I reckon that music is a talent and gift given to me by God and therefore I also think it is my duty to continue doing what I am doing so that I can pass it on to the future generations. That is why I do teaching as well.
What is some of the advice you would like to give to Singaporeans?
It is very important to have some sort of an art form, like music, in their life so as to balance out the economic and academic stress we are all facing these days. Singaporeans can learn that it is like a form of active meditation. When I play music, my emotions, spirituality and mind are combined to produce something really special, like a nice melody – something that will have an unexpected impact on someone else’s life.
I really wish for our society here in Singapore to have that element in their children’s developing lives. I hope parents will find a good teacher that will nurture their kids to inculcate their love for art because I think ultimately that will make them so much more compassionate and sympathetic to those who have less, and also to become more sensitive to the rest of the world because art and music are universal. It is not something that you can say, “It’s mine and you can’t have it”. Music is pure, open and honest, like religion and values.
When you are doing something, do you devote yourself entirely to it?

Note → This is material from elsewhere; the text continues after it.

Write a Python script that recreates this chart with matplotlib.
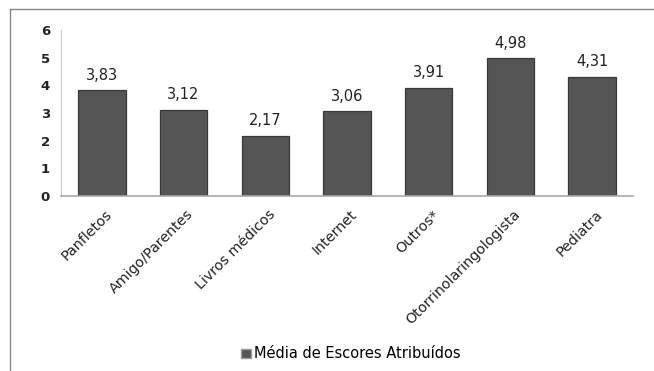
import matplotlib
matplotlib.use("Agg")
import matplotlib.pyplot as plt
import matplotlib.transforms as mtransforms
from matplotlib.lines import Line2D
from matplotlib.patches import Patch

categories = ["Panfletos", "Amigo/Parentes", "Livros médicos", "Internet",
              "Outros*", "Otorrinolaringologista", "Pediatra"]
values = [3.83, 3.12, 2.17, 3.06, 3.91, 4.98, 4.31]
yticks = [0, 1, 2, 3, 4, 5, 6]
legend_label = "Média de Escores Atribuídos"

plt.rcParams['font.family'] = ['DejaVu Sans']

fig = plt.figure(figsize=(6.54, 3.71), dpi=100)
ax = fig.add_axes([61/654, 1-196/371, (633-61)/654, (196-30)/371])

x = list(range(len(categories)))
bars = ax.bar(x, values, width=0.58, color="#555555", edgecolor="#383838", linewidth=0.9,
              label=legend_label)
for xi, v in zip(x, values):
    ax.text(xi, v + 0.27, f"{v:.2f}".replace(".", ","), ha="center", va="bottom",
            fontsize=10.5, color="#222222")

ax.set_xlim(-0.5, 6.5)
ax.set_ylim(0, 6)
ax.set_yticks(yticks)
ax.set_yticklabels([str(t) for t in yticks], fontsize=9.5, fontweight="bold", color="#222222")
ax.set_xticks(x)
ax.set_xticklabels(categories, rotation=45, ha="right", rotation_mode="anchor",
                   fontsize=10.3, color="#222222")
ax.tick_params(axis="both", length=0, pad=8)
ax.tick_params(axis="x", pad=6)
offset = mtransforms.ScaledTranslation(3/100, -3/100, fig.dpi_scale_trans)
for lbl in ax.get_xticklabels():
    lbl.set_transform(lbl.get_transform() + offset)
for s in ["top", "right"]:
    ax.spines[s].set_visible(False)
ax.spines["left"].set_color("#c8c8c8")
ax.spines["bottom"].set_color("#a8a8a8")
ax.spines["bottom"].set_linewidth(1.2)

handle = Patch(facecolor="#565656", edgecolor="#999999")
fig.legend([handle], [legend_label], loc="center", bbox_to_anchor=(351/654, 1-354/371),
           frameon=False, fontsize=10.5, handlelength=0.65, handleheight=0.65, handletextpad=0.2)

# outer border lines
fig.add_artist(Line2D([10/654, 10/654], [0, 1-9/371], transform=fig.transFigure,
                      color="#888888", linewidth=1))
fig.add_artist(Line2D([10/654, 1], [1-9/371, 1-9/371], transform=fig.transFigure,
                      color="#888888", linewidth=1))

fig.savefig("out.png", dpi=100)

Yes, absolutely. I believe that how you make yourself better is by being aware of how you get from step 1 to step 289 or step 1,000. Each step is a process of developing your own mental discipline, mental concentration and mental stamina. Like having the discipline to set aside the time to practice every day, being focused and not becoming distracted by social media or other things when you are practicing, and keeping at it despite being tired.
What do you do to manage performance jitters?
Before I start playing, I will try to let myself into the zone in which I can immerse my whole being into that piece I am about to perform. I will then try to overcome the jitters by converting those nervous energies into those that I can use for my concentration.
You have accomplished a lot over the years. What are some unfulfilled goals or aspirations as a performer?
I am actually pretty happy and satisfied with what I have achieved so far, as well as where I am right now. I still look forward to every performance that is ahead of me, but I think I’m at the stage where I want to relax more too.
What are some performances we can look forward to in 2016?
SSO will be having some of our orchestra tours to places like Germany and Amsterdam in the month of May. We also had our 37th anniversary concert in Singapore on January 29, with pianist Melvyn Tan.
(Check out their schedule via http://www.sso.org.sg/whats-on.php?CategoryID=294)
You have a private dining event every month don’t you? Can you tell us more about it?
Yes, I do! To me, music and food have always been a parallel. Music is food for the soul and cooking is food for the body. The two make up the complete nourishment. Moreover, I enjoy cooking for my friends, family and even strangers who just want to try my cooking! Life is truly about sharing, not holding onto your own skills. You can find out more about my cooking at lynnetteskitchen.com.
Thank you for sharing your insights with us, Lynnette!